Problem requirements:
Set the data down again, exactly as it reads, but without the pictures.

====== Working data ======

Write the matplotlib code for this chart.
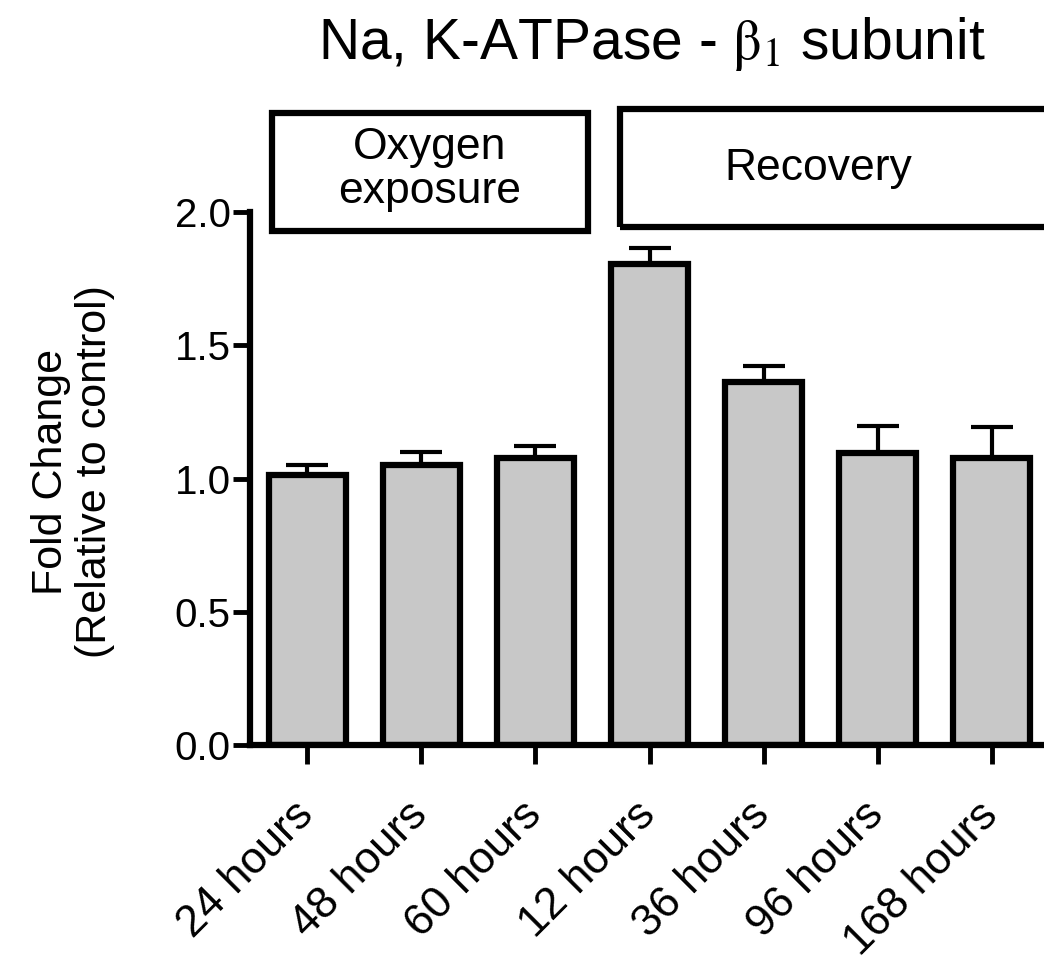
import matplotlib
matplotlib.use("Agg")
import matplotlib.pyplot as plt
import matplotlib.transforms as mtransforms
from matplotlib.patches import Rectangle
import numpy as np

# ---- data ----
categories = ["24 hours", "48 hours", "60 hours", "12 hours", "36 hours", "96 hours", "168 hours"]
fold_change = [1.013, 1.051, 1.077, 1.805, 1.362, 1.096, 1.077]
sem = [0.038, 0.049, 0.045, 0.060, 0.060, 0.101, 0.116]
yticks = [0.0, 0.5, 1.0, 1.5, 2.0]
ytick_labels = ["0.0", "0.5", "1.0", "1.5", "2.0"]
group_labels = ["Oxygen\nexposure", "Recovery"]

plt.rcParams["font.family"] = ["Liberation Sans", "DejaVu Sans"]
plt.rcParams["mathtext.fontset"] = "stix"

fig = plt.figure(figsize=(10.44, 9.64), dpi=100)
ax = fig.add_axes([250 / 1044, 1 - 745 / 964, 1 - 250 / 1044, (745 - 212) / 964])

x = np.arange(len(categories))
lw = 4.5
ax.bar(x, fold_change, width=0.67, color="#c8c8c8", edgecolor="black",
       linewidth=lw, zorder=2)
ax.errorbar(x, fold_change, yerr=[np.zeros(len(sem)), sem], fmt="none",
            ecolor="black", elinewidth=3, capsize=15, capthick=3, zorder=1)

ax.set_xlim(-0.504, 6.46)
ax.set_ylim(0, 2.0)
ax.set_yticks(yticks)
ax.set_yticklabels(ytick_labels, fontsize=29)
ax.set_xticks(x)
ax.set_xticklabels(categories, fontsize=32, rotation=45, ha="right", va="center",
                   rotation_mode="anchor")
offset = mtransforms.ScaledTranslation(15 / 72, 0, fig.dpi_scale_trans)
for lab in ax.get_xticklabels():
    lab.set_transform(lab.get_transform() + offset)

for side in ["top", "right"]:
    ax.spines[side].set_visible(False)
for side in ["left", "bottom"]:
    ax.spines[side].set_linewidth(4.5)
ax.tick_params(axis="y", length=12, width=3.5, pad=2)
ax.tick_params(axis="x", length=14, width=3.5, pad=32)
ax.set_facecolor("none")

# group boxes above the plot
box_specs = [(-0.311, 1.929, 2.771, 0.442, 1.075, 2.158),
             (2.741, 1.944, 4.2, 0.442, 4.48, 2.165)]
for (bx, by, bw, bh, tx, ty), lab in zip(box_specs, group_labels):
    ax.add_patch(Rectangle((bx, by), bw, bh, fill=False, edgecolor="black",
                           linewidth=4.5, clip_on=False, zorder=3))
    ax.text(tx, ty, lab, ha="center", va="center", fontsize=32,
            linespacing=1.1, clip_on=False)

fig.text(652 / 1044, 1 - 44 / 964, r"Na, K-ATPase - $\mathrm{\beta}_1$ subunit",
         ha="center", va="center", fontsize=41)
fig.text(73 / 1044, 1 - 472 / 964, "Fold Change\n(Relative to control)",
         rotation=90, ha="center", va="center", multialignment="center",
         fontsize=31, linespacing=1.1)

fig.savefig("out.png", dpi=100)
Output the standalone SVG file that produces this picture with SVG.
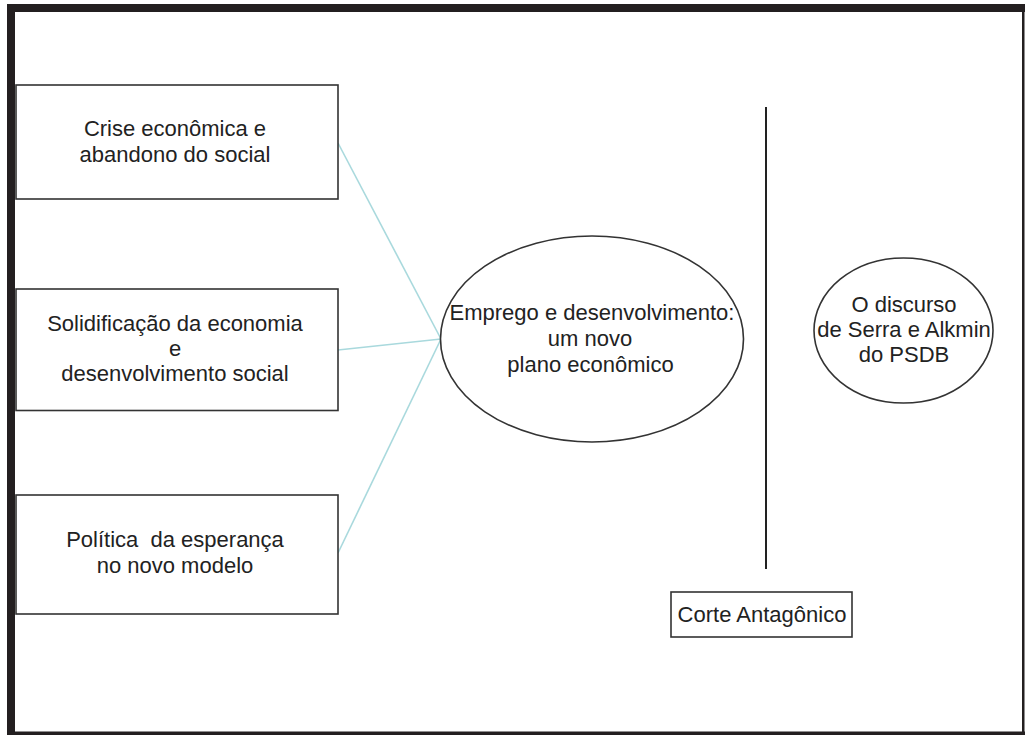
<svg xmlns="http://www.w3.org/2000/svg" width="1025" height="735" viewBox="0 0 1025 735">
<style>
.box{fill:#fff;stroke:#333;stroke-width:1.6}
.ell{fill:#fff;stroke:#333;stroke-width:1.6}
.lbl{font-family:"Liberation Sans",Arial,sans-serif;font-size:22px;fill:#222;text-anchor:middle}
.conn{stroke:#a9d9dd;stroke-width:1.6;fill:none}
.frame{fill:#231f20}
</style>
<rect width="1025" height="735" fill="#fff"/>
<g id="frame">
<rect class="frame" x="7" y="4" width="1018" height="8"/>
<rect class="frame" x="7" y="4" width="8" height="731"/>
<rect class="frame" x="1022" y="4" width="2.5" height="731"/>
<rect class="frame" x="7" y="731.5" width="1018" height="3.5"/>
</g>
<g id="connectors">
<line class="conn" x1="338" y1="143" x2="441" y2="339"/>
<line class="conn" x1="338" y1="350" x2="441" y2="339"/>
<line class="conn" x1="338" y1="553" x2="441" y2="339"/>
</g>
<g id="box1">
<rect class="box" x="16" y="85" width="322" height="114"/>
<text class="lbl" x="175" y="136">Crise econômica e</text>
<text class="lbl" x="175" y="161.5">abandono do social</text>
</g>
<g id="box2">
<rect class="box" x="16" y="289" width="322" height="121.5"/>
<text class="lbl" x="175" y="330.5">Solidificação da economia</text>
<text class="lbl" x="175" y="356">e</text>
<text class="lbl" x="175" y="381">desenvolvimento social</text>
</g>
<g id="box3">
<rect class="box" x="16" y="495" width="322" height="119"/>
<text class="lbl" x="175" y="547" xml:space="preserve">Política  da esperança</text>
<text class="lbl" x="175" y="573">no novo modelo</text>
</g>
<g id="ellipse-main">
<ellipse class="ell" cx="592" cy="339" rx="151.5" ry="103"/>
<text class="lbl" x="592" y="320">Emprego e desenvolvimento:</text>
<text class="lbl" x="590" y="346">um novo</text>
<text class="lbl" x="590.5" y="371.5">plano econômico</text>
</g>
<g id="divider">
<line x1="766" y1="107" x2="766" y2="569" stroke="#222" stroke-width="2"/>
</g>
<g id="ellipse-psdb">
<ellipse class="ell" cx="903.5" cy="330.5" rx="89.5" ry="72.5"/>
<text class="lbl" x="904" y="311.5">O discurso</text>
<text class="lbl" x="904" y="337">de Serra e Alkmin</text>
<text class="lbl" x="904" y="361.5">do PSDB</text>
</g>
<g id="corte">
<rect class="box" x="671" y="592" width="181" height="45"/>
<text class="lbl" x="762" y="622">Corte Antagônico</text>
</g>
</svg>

======

Complete output:
Write the matplotlib code for this chart.
import matplotlib
matplotlib.use("Agg")
import matplotlib.pyplot as plt
import matplotlib.transforms as mtransforms
from matplotlib.patches import Rectangle
import numpy as np

# ---- data ----
categories = ["24 hours", "48 hours", "60 hours", "12 hours", "36 hours", "96 hours", "168 hours"]
fold_change = [1.013, 1.051, 1.077, 1.805, 1.362, 1.096, 1.077]
sem = [0.038, 0.049, 0.045, 0.060, 0.060, 0.101, 0.116]
yticks = [0.0, 0.5, 1.0, 1.5, 2.0]
ytick_labels = ["0.0", "0.5", "1.0", "1.5", "2.0"]
group_labels = ["Oxygen\nexposure", "Recovery"]

plt.rcParams["font.family"] = ["Liberation Sans", "DejaVu Sans"]
plt.rcParams["mathtext.fontset"] = "stix"

fig = plt.figure(figsize=(10.44, 9.64), dpi=100)
ax = fig.add_axes([250 / 1044, 1 - 745 / 964, 1 - 250 / 1044, (745 - 212) / 964])

x = np.arange(len(categories))
lw = 4.5
ax.bar(x, fold_change, width=0.67, color="#c8c8c8", edgecolor="black",
       linewidth=lw, zorder=2)
ax.errorbar(x, fold_change, yerr=[np.zeros(len(sem)), sem], fmt="none",
            ecolor="black", elinewidth=3, capsize=15, capthick=3, zorder=1)

ax.set_xlim(-0.504, 6.46)
ax.set_ylim(0, 2.0)
ax.set_yticks(yticks)
ax.set_yticklabels(ytick_labels, fontsize=29)
ax.set_xticks(x)
ax.set_xticklabels(categories, fontsize=32, rotation=45, ha="right", va="center",
                   rotation_mode="anchor")
offset = mtransforms.ScaledTranslation(15 / 72, 0, fig.dpi_scale_trans)
for lab in ax.get_xticklabels():
    lab.set_transform(lab.get_transform() + offset)

for side in ["top", "right"]:
    ax.spines[side].set_visible(False)
for side in ["left", "bottom"]:
    ax.spines[side].set_linewidth(4.5)
ax.tick_params(axis="y", length=12, width=3.5, pad=2)
ax.tick_params(axis="x", length=14, width=3.5, pad=32)
ax.set_facecolor("none")

# group boxes above the plot
box_specs = [(-0.311, 1.929, 2.771, 0.442, 1.075, 2.158),
             (2.741, 1.944, 4.2, 0.442, 4.48, 2.165)]
for (bx, by, bw, bh, tx, ty), lab in zip(box_specs, group_labels):
    ax.add_patch(Rectangle((bx, by), bw, bh, fill=False, edgecolor="black",
                           linewidth=4.5, clip_on=False, zorder=3))
    ax.text(tx, ty, lab, ha="center", va="center", fontsize=32,
            linespacing=1.1, clip_on=False)

fig.text(652 / 1044, 1 - 44 / 964, r"Na, K-ATPase - $\mathrm{\beta}_1$ subunit",
         ha="center", va="center", fontsize=41)
fig.text(73 / 1044, 1 - 472 / 964, "Fold Change\n(Relative to control)",
         rotation=90, ha="center", va="center", multialignment="center",
         fontsize=31, linespacing=1.1)

fig.savefig("out.png", dpi=100)
Output the standalone SVG file that produces this picture with SVG.
<svg xmlns="http://www.w3.org/2000/svg" width="1025" height="735" viewBox="0 0 1025 735">
<style>
.box{fill:#fff;stroke:#333;stroke-width:1.6}
.ell{fill:#fff;stroke:#333;stroke-width:1.6}
.lbl{font-family:"Liberation Sans",Arial,sans-serif;font-size:22px;fill:#222;text-anchor:middle}
.conn{stroke:#a9d9dd;stroke-width:1.6;fill:none}
.frame{fill:#231f20}
</style>
<rect width="1025" height="735" fill="#fff"/>
<g id="frame">
<rect class="frame" x="7" y="4" width="1018" height="8"/>
<rect class="frame" x="7" y="4" width="8" height="731"/>
<rect class="frame" x="1022" y="4" width="2.5" height="731"/>
<rect class="frame" x="7" y="731.5" width="1018" height="3.5"/>
</g>
<g id="connectors">
<line class="conn" x1="338" y1="143" x2="441" y2="339"/>
<line class="conn" x1="338" y1="350" x2="441" y2="339"/>
<line class="conn" x1="338" y1="553" x2="441" y2="339"/>
</g>
<g id="box1">
<rect class="box" x="16" y="85" width="322" height="114"/>
<text class="lbl" x="175" y="136">Crise econômica e</text>
<text class="lbl" x="175" y="161.5">abandono do social</text>
</g>
<g id="box2">
<rect class="box" x="16" y="289" width="322" height="121.5"/>
<text class="lbl" x="175" y="330.5">Solidificação da economia</text>
<text class="lbl" x="175" y="356">e</text>
<text class="lbl" x="175" y="381">desenvolvimento social</text>
</g>
<g id="box3">
<rect class="box" x="16" y="495" width="322" height="119"/>
<text class="lbl" x="175" y="547" xml:space="preserve">Política  da esperança</text>
<text class="lbl" x="175" y="573">no novo modelo</text>
</g>
<g id="ellipse-main">
<ellipse class="ell" cx="592" cy="339" rx="151.5" ry="103"/>
<text class="lbl" x="592" y="320">Emprego e desenvolvimento:</text>
<text class="lbl" x="590" y="346">um novo</text>
<text class="lbl" x="590.5" y="371.5">plano econômico</text>
</g>
<g id="divider">
<line x1="766" y1="107" x2="766" y2="569" stroke="#222" stroke-width="2"/>
</g>
<g id="ellipse-psdb">
<ellipse class="ell" cx="903.5" cy="330.5" rx="89.5" ry="72.5"/>
<text class="lbl" x="904" y="311.5">O discurso</text>
<text class="lbl" x="904" y="337">de Serra e Alkmin</text>
<text class="lbl" x="904" y="361.5">do PSDB</text>
</g>
<g id="corte">
<rect class="box" x="671" y="592" width="181" height="45"/>
<text class="lbl" x="762" y="622">Corte Antagônico</text>
</g>
</svg>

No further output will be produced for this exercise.